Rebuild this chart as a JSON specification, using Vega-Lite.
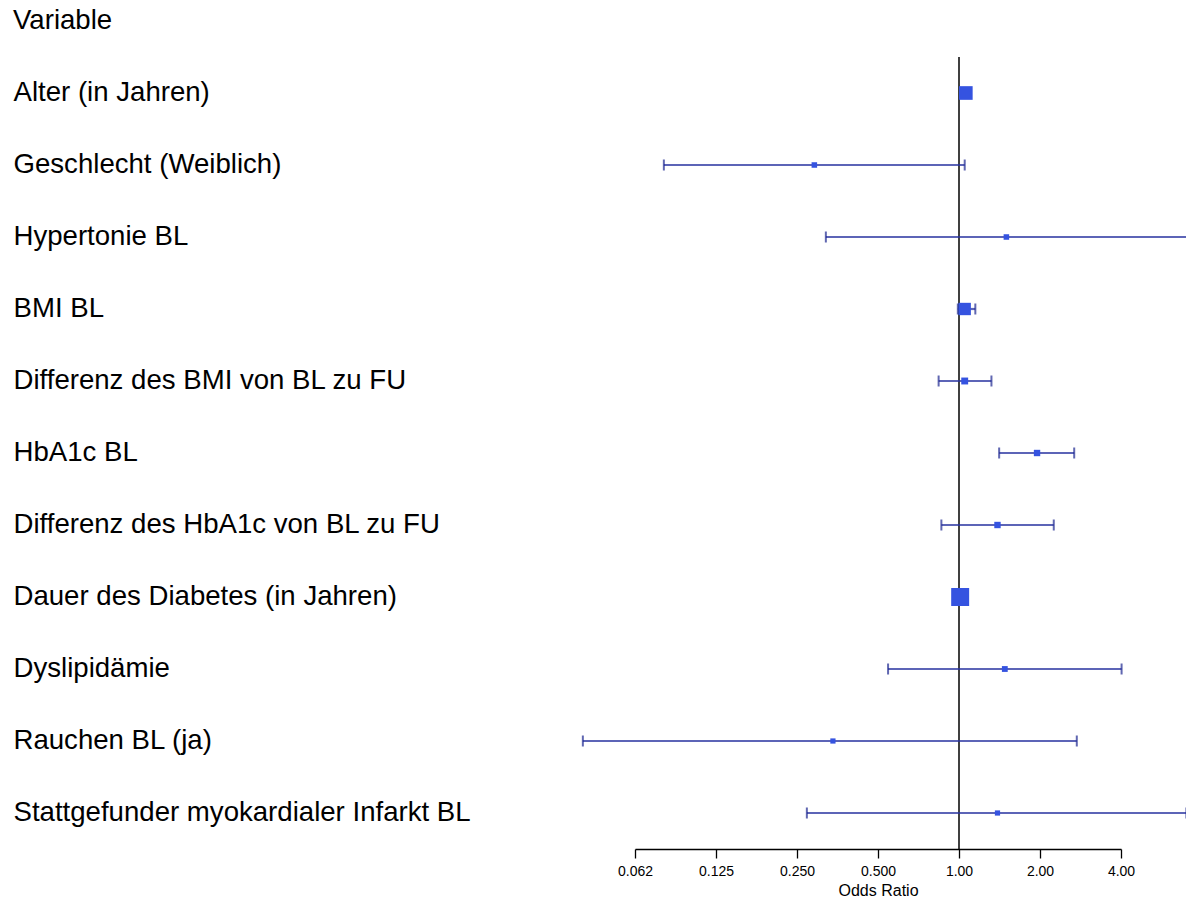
{
  "$schema": "https://vega.github.io/schema/vega-lite/v6.json",
  "padding": {"left": 13, "top": 6, "right": 0, "bottom": 0},
  "autosize": {"type": "pad"},
  "width": 626,
  "height": 792,
  "title": {"text": "Variable", "anchor": "start", "fontSize": 27.6, "fontWeight": "normal", "font": "Liberation Sans", "color": "#000000", "offset": 22},
  "config": {"view": {"stroke": null}, "font": "Liberation Sans"},
  "datasets": {
    "rows": [
      {"variable": "Alter (in Jahren)", "or": 1.06, "lo": 1.03, "hi": 1.09, "weight": 0.55},
      {"variable": "Geschlecht (Weiblich)", "or": 0.29, "lo": 0.08, "hi": 1.05, "weight": 0.09},
      {"variable": "Hypertonie BL", "or": 1.5, "lo": 0.32, "hi": 9.0, "weight": 0.09},
      {"variable": "BMI BL", "or": 1.05, "lo": 0.99, "hi": 1.15, "weight": 0.45},
      {"variable": "Differenz des BMI von BL zu FU", "or": 1.05, "lo": 0.84, "hi": 1.32, "weight": 0.14},
      {"variable": "HbA1c BL", "or": 1.95, "lo": 1.41, "hi": 2.68, "weight": 0.12},
      {"variable": "Differenz des HbA1c von BL zu FU", "or": 1.39, "lo": 0.86, "hi": 2.25, "weight": 0.12},
      {"variable": "Dauer des Diabetes (in Jahren)", "or": 1.01, "lo": 0.99, "hi": 1.03, "weight": 0.95},
      {"variable": "Dyslipidämie", "or": 1.48, "lo": 0.545, "hi": 4.02, "weight": 0.1},
      {"variable": "Rauchen BL (ja)", "or": 0.34, "lo": 0.04, "hi": 2.74, "weight": 0.08},
      {"variable": "Stattgefunder myokardialer Infarkt BL", "or": 1.39, "lo": 0.272, "hi": 7.0, "weight": 0.08}
    ],
    "ref": [{"or": 1}]
  },
  "encoding": {
    "y": {
      "field": "variable", "type": "nominal", "sort": null,
      "scale": {"type": "band", "paddingInner": 0, "paddingOuter": 0},
      "axis": {"title": null, "domain": false, "ticks": false, "labelAlign": "left", "labelPadding": 547, "labelLimit": 0, "labelFontSize": 27.6, "labelColor": "#000000", "labelFont": "Liberation Sans"}
    }
  },
  "layer": [
    {
      "data": {"name": "ref"},
      "mark": {"type": "rule", "color": "#000000", "strokeWidth": 1.5},
      "encoding": {
        "y": null,
        "x": {"field": "or", "type": "quantitative",
          "scale": {"type": "log", "base": 2, "domain": [0.0625, 4], "range": [75, 561]},
          "axis": {"values": [0.0625, 0.125, 0.25, 0.5, 1, 2, 4], "labelExpr": "datum.value < 1 ? format(floor(datum.value*1000)/1000, '.3f') : format(datum.value, '.2f')", "title": "Odds Ratio", "titleFontSize": 16, "titleFontWeight": "normal", "titleColor": "#000000", "titlePadding": 4, "labelFontSize": 14, "labelColor": "#000000", "labelPadding": 6, "domainColor": "#000000", "domainWidth": 1.3, "tickColor": "#000000", "tickSize": 9, "tickWidth": 1.3, "grid": false, "labelFlush": false}}
      }
    },
    {
      "data": {"name": "rows"},
      "mark": {"type": "rule", "color": "#26309f", "strokeWidth": 2.2, "opacity": 0.75, "clip": true},
      "encoding": {
        "x": {"field": "lo", "type": "quantitative"},
        "x2": {"field": "hi"}
      }
    },
    {
      "data": {"name": "rows"},
      "mark": {"type": "tick", "color": "#1c2690", "thickness": 2, "size": 11, "clip": true, "orient": "vertical"},
      "encoding": {"x": {"field": "lo", "type": "quantitative"}}
    },
    {
      "data": {"name": "rows"},
      "mark": {"type": "tick", "color": "#1c2690", "thickness": 2, "size": 11, "clip": true, "orient": "vertical"},
      "encoding": {"x": {"field": "hi", "type": "quantitative"}}
    },
    {
      "data": {"name": "rows"},
      "mark": {"type": "point", "shape": "square", "filled": true, "color": "#3553e0", "opacity": 1, "clip": true},
      "encoding": {
        "x": {"field": "or", "type": "quantitative"},
        "size": {"field": "weight", "type": "quantitative", "scale": {"domain": [0, 1], "range": [0, 340]}, "legend": null}
      }
    }
  ]
}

---

# Required work:
Leave out the pictures and give the listing above again exactly.

# Final result:
Rebuild this chart as a JSON specification, using Vega-Lite.
{
  "$schema": "https://vega.github.io/schema/vega-lite/v6.json",
  "padding": {"left": 13, "top": 6, "right": 0, "bottom": 0},
  "autosize": {"type": "pad"},
  "width": 626,
  "height": 792,
  "title": {"text": "Variable", "anchor": "start", "fontSize": 27.6, "fontWeight": "normal", "font": "Liberation Sans", "color": "#000000", "offset": 22},
  "config": {"view": {"stroke": null}, "font": "Liberation Sans"},
  "datasets": {
    "rows": [
      {"variable": "Alter (in Jahren)", "or": 1.06, "lo": 1.03, "hi": 1.09, "weight": 0.55},
      {"variable": "Geschlecht (Weiblich)", "or": 0.29, "lo": 0.08, "hi": 1.05, "weight": 0.09},
      {"variable": "Hypertonie BL", "or": 1.5, "lo": 0.32, "hi": 9.0, "weight": 0.09},
      {"variable": "BMI BL", "or": 1.05, "lo": 0.99, "hi": 1.15, "weight": 0.45},
      {"variable": "Differenz des BMI von BL zu FU", "or": 1.05, "lo": 0.84, "hi": 1.32, "weight": 0.14},
      {"variable": "HbA1c BL", "or": 1.95, "lo": 1.41, "hi": 2.68, "weight": 0.12},
      {"variable": "Differenz des HbA1c von BL zu FU", "or": 1.39, "lo": 0.86, "hi": 2.25, "weight": 0.12},
      {"variable": "Dauer des Diabetes (in Jahren)", "or": 1.01, "lo": 0.99, "hi": 1.03, "weight": 0.95},
      {"variable": "Dyslipidämie", "or": 1.48, "lo": 0.545, "hi": 4.02, "weight": 0.1},
      {"variable": "Rauchen BL (ja)", "or": 0.34, "lo": 0.04, "hi": 2.74, "weight": 0.08},
      {"variable": "Stattgefunder myokardialer Infarkt BL", "or": 1.39, "lo": 0.272, "hi": 7.0, "weight": 0.08}
    ],
    "ref": [{"or": 1}]
  },
  "encoding": {
    "y": {
      "field": "variable", "type": "nominal", "sort": null,
      "scale": {"type": "band", "paddingInner": 0, "paddingOuter": 0},
      "axis": {"title": null, "domain": false, "ticks": false, "labelAlign": "left", "labelPadding": 547, "labelLimit": 0, "labelFontSize": 27.6, "labelColor": "#000000", "labelFont": "Liberation Sans"}
    }
  },
  "layer": [
    {
      "data": {"name": "ref"},
      "mark": {"type": "rule", "color": "#000000", "strokeWidth": 1.5},
      "encoding": {
        "y": null,
        "x": {"field": "or", "type": "quantitative",
          "scale": {"type": "log", "base": 2, "domain": [0.0625, 4], "range": [75, 561]},
          "axis": {"values": [0.0625, 0.125, 0.25, 0.5, 1, 2, 4], "labelExpr": "datum.value < 1 ? format(floor(datum.value*1000)/1000, '.3f') : format(datum.value, '.2f')", "title": "Odds Ratio", "titleFontSize": 16, "titleFontWeight": "normal", "titleColor": "#000000", "titlePadding": 4, "labelFontSize": 14, "labelColor": "#000000", "labelPadding": 6, "domainColor": "#000000", "domainWidth": 1.3, "tickColor": "#000000", "tickSize": 9, "tickWidth": 1.3, "grid": false, "labelFlush": false}}
      }
    },
    {
      "data": {"name": "rows"},
      "mark": {"type": "rule", "color": "#26309f", "strokeWidth": 2.2, "opacity": 0.75, "clip": true},
      "encoding": {
        "x": {"field": "lo", "type": "quantitative"},
        "x2": {"field": "hi"}
      }
    },
    {
      "data": {"name": "rows"},
      "mark": {"type": "tick", "color": "#1c2690", "thickness": 2, "size": 11, "clip": true, "orient": "vertical"},
      "encoding": {"x": {"field": "lo", "type": "quantitative"}}
    },
    {
      "data": {"name": "rows"},
      "mark": {"type": "tick", "color": "#1c2690", "thickness": 2, "size": 11, "clip": true, "orient": "vertical"},
      "encoding": {"x": {"field": "hi", "type": "quantitative"}}
    },
    {
      "data": {"name": "rows"},
      "mark": {"type": "point", "shape": "square", "filled": true, "color": "#3553e0", "opacity": 1, "clip": true},
      "encoding": {
        "x": {"field": "or", "type": "quantitative"},
        "size": {"field": "weight", "type": "quantitative", "scale": {"domain": [0, 1], "range": [0, 340]}, "legend": null}
      }
    }
  ]
}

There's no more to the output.